SET PROBLEM
In the listing below, find the line holding "What Plotly code" and the line holding "return (H - B - y) / PH". Write out those two lines and all lines between, exactly, and nothing more.

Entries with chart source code
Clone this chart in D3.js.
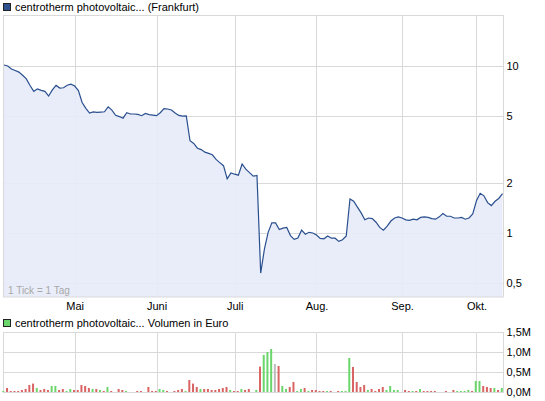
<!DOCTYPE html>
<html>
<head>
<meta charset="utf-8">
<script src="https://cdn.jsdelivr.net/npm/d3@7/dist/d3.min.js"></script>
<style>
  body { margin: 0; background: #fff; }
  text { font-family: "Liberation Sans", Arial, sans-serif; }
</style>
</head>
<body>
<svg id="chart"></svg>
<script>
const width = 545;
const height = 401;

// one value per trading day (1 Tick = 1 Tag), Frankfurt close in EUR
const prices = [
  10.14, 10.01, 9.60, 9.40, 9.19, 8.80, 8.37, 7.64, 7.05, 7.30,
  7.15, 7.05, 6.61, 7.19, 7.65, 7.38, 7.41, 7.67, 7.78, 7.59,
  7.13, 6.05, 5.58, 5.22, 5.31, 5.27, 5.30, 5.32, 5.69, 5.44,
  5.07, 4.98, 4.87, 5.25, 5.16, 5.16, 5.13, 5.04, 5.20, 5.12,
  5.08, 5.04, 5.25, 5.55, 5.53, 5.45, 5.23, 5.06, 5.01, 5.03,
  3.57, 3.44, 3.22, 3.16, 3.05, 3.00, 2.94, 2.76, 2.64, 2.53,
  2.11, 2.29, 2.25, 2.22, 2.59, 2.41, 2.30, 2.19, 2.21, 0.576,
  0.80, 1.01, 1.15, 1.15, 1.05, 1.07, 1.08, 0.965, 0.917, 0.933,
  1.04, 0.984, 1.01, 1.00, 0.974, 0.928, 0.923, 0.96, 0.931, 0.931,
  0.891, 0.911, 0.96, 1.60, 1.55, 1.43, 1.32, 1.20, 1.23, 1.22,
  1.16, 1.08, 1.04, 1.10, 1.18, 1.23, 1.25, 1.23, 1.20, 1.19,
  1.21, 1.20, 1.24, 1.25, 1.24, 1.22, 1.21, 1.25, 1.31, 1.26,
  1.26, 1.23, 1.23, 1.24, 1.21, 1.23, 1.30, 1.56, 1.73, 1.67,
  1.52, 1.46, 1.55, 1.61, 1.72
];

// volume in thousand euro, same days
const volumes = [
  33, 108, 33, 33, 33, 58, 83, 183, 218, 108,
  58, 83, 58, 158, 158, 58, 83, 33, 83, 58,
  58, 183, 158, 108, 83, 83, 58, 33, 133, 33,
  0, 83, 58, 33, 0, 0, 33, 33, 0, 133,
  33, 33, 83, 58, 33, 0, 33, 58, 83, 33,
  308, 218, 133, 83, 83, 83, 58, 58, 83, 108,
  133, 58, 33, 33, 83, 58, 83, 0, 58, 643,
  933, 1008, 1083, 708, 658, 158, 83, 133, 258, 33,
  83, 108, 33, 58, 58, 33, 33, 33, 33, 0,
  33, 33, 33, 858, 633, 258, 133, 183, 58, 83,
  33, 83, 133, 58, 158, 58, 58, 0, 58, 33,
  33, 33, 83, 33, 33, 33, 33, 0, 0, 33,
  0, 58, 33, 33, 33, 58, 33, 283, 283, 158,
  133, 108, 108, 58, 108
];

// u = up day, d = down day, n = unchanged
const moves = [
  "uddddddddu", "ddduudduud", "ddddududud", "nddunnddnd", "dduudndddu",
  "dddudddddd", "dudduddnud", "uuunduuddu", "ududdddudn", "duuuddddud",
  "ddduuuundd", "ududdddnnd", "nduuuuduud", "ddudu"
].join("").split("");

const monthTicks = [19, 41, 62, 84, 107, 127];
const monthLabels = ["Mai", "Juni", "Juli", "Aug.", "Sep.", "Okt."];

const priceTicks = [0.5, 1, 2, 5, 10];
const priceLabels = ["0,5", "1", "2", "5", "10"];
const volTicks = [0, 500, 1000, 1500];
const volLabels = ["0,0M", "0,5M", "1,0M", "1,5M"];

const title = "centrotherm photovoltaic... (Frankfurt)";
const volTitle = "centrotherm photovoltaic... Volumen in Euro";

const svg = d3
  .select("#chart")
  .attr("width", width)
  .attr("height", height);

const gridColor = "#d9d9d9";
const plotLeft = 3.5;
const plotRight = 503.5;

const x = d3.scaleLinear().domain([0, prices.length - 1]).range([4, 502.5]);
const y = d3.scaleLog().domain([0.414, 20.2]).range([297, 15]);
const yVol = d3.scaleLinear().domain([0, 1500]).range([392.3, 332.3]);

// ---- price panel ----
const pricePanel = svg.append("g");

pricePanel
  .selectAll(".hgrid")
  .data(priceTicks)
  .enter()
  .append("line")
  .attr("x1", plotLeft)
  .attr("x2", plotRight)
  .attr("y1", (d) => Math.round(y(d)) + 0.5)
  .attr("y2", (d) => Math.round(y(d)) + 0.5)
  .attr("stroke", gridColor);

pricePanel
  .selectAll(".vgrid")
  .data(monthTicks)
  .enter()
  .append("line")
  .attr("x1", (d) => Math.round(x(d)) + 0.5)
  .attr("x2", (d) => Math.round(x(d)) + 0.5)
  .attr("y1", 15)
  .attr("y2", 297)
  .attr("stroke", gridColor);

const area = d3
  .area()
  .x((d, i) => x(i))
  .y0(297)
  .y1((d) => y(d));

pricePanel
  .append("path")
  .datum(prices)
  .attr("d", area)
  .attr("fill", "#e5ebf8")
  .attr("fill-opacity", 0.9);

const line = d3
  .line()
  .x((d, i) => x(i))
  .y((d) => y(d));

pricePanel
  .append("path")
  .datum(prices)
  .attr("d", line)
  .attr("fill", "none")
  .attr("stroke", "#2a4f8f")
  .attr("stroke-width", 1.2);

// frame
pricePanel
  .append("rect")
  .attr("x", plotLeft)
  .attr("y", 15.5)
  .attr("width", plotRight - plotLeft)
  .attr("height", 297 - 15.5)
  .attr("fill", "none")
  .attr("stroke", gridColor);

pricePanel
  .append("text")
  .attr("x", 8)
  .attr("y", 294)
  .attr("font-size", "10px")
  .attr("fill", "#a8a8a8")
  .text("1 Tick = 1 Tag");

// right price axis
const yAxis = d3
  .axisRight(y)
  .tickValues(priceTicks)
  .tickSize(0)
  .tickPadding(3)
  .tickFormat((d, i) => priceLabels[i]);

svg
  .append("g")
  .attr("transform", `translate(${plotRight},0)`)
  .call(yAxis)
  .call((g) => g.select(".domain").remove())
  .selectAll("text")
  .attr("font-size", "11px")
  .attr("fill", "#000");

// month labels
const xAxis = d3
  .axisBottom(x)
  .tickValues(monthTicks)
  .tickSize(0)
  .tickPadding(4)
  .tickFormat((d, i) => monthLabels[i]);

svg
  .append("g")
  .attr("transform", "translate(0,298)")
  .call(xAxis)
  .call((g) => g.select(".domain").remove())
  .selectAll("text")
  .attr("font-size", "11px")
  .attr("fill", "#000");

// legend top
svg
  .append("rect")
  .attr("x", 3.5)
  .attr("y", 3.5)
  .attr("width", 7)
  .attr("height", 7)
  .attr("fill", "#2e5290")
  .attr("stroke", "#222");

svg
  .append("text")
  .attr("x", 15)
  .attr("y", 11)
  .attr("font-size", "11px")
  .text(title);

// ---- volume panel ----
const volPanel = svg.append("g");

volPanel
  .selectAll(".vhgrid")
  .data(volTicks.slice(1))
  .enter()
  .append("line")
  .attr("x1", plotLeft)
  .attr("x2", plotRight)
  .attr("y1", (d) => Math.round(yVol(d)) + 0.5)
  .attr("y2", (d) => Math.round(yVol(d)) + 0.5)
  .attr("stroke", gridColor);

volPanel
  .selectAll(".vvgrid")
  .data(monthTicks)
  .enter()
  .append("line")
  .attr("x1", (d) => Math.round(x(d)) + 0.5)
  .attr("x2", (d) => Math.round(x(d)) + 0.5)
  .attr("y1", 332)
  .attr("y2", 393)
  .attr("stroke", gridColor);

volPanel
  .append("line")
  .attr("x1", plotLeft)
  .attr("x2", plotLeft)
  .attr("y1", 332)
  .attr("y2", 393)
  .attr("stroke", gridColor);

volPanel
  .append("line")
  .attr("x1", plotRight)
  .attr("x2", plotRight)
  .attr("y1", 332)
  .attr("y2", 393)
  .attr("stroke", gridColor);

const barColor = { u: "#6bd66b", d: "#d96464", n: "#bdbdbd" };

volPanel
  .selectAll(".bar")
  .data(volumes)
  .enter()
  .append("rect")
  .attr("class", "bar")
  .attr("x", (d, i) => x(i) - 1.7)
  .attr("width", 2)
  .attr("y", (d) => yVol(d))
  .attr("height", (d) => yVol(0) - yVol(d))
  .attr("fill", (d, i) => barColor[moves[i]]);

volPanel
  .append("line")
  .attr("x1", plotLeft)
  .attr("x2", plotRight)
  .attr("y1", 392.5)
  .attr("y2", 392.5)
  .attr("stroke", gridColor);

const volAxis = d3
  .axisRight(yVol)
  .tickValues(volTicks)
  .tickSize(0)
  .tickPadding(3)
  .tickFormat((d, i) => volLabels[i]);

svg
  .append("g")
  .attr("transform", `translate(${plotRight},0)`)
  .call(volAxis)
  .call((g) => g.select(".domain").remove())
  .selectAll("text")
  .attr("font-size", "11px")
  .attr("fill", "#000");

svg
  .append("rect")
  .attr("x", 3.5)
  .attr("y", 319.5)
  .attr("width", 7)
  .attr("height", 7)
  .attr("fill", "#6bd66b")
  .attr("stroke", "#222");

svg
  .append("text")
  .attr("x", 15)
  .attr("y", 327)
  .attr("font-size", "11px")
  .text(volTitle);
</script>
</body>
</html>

==

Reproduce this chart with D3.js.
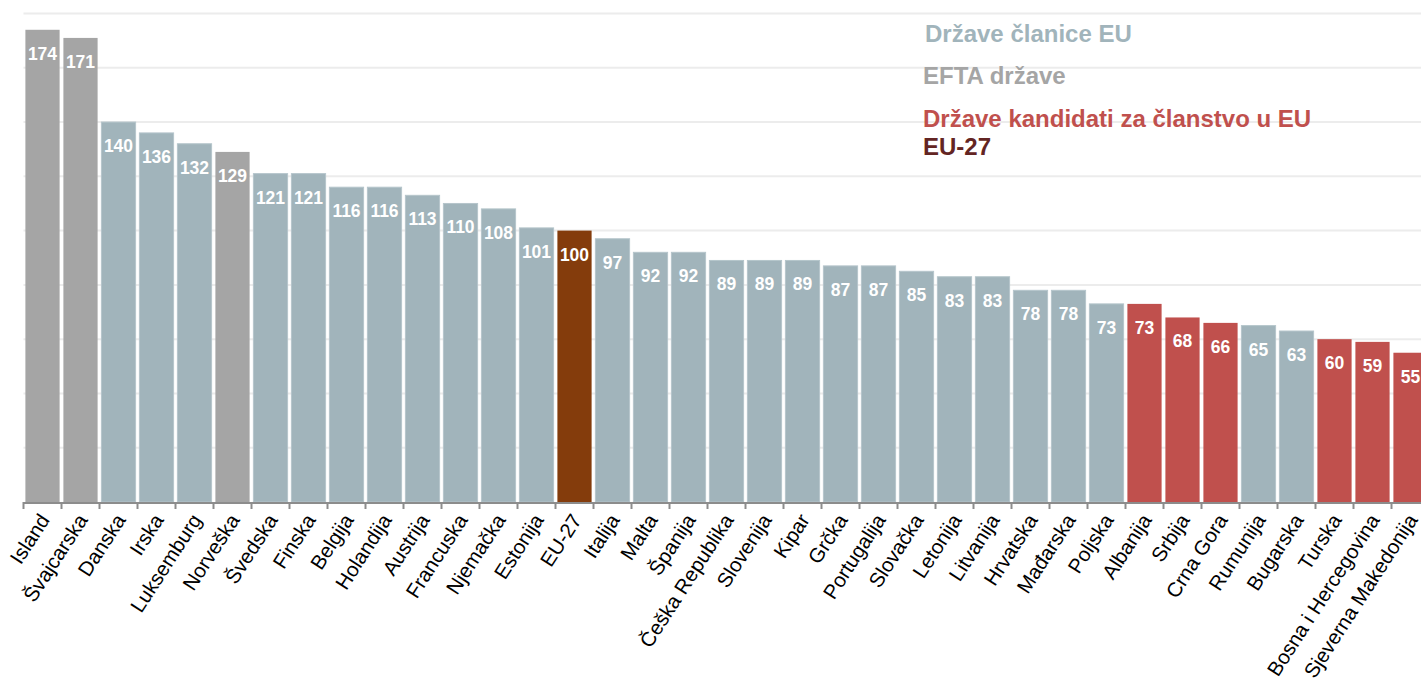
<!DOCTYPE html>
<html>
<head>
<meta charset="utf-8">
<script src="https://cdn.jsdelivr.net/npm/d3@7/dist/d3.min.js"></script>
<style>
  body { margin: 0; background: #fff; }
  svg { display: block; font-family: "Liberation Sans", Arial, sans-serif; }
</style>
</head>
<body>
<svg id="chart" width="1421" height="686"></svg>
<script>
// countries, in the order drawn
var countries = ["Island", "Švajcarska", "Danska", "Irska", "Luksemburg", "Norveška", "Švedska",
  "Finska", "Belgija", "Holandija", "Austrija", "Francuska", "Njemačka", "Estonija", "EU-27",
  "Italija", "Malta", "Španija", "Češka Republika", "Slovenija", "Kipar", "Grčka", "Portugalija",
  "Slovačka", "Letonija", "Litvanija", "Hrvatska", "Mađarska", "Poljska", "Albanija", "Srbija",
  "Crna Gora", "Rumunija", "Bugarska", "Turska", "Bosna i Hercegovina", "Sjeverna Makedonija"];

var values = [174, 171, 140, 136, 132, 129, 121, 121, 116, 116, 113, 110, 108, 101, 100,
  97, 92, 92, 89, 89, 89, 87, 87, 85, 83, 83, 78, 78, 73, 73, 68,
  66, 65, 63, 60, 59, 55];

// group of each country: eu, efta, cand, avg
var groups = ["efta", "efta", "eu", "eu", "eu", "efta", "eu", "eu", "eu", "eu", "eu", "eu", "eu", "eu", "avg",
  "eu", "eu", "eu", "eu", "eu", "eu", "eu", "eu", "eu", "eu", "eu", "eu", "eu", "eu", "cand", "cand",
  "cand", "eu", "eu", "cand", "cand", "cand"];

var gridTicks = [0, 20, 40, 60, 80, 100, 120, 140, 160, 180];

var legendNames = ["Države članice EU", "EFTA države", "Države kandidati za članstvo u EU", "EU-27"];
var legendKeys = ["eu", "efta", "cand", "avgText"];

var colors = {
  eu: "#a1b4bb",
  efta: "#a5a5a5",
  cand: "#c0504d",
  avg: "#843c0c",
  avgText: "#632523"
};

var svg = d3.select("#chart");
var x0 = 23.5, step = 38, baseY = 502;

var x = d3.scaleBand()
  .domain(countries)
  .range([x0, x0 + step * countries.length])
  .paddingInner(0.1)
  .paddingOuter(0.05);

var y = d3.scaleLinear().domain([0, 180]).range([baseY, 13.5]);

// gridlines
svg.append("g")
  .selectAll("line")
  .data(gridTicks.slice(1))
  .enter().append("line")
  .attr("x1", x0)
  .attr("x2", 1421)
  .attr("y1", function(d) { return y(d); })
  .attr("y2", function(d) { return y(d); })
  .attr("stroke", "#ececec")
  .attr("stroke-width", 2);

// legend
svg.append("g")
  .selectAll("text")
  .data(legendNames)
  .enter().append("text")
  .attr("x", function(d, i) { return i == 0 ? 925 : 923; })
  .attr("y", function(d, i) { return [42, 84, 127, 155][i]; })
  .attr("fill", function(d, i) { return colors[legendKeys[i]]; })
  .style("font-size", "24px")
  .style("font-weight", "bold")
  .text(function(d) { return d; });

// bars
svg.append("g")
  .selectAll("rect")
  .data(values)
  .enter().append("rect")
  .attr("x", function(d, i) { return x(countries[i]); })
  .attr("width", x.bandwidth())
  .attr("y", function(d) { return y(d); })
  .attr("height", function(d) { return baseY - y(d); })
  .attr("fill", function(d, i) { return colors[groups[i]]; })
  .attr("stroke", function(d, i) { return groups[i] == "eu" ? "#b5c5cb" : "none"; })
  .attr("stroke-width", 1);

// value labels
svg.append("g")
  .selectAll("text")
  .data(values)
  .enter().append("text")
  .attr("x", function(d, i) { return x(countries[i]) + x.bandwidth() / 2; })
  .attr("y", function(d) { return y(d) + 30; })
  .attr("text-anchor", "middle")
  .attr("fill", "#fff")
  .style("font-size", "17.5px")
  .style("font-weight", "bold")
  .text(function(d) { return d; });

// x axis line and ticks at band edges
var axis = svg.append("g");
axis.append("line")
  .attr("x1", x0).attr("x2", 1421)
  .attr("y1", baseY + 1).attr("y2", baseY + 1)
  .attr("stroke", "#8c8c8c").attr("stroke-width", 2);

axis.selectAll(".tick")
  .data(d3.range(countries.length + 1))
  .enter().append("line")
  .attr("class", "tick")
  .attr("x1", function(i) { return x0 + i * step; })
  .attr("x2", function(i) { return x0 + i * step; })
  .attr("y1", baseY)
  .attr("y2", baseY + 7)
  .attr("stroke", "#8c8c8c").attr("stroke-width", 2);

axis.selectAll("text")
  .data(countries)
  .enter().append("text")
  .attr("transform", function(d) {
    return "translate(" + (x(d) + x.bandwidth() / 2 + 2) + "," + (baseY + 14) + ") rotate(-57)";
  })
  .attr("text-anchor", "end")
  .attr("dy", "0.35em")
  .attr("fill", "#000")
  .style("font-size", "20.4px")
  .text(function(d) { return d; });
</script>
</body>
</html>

---

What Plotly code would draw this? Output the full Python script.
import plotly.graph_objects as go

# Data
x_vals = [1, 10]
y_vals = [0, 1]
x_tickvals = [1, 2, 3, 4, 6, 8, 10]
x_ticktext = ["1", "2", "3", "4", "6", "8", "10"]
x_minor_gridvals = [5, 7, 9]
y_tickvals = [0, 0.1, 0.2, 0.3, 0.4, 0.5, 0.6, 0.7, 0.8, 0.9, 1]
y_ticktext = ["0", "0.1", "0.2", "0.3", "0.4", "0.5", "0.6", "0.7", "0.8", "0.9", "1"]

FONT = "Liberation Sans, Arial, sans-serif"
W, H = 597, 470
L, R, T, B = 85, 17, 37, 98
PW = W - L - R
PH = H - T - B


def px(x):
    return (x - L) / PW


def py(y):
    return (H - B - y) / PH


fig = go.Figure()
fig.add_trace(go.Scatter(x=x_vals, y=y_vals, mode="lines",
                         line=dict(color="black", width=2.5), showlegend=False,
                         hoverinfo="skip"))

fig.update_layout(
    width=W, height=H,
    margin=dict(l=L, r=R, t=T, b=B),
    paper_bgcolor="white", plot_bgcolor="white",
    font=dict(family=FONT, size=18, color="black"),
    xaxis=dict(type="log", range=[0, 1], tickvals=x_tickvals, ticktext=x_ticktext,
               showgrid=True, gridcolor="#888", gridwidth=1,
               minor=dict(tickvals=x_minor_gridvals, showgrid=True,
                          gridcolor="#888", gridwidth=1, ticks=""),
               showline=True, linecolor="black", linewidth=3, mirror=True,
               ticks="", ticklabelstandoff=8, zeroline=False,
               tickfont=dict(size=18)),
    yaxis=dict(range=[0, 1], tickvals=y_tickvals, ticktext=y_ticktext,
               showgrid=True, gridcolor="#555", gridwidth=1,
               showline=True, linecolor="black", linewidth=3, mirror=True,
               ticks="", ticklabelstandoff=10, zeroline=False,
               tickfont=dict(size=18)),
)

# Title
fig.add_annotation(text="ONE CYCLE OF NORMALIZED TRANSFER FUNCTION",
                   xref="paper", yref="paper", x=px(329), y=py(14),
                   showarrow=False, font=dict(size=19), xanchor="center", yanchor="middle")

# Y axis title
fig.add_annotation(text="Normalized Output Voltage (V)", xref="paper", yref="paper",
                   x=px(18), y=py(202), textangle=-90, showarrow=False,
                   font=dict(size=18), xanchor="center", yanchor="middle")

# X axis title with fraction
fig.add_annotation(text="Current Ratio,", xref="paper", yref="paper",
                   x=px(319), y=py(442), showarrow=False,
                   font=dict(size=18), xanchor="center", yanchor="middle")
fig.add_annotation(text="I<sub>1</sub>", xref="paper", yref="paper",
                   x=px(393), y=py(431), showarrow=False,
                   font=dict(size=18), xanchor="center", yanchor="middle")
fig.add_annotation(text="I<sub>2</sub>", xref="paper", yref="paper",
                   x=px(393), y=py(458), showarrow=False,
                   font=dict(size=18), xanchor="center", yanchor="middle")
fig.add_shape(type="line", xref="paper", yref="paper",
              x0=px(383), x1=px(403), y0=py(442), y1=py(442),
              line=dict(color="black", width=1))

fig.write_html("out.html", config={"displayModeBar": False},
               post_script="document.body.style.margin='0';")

WORKED SOLUTION
What Plotly code would draw this? Output the full Python script.
import plotly.graph_objects as go

# Data
x_vals = [1, 10]
y_vals = [0, 1]
x_tickvals = [1, 2, 3, 4, 6, 8, 10]
x_ticktext = ["1", "2", "3", "4", "6", "8", "10"]
x_minor_gridvals = [5, 7, 9]
y_tickvals = [0, 0.1, 0.2, 0.3, 0.4, 0.5, 0.6, 0.7, 0.8, 0.9, 1]
y_ticktext = ["0", "0.1", "0.2", "0.3", "0.4", "0.5", "0.6", "0.7", "0.8", "0.9", "1"]

FONT = "Liberation Sans, Arial, sans-serif"
W, H = 597, 470
L, R, T, B = 85, 17, 37, 98
PW = W - L - R
PH = H - T - B


def px(x):
    return (x - L) / PW


def py(y):
    return (H - B - y) / PH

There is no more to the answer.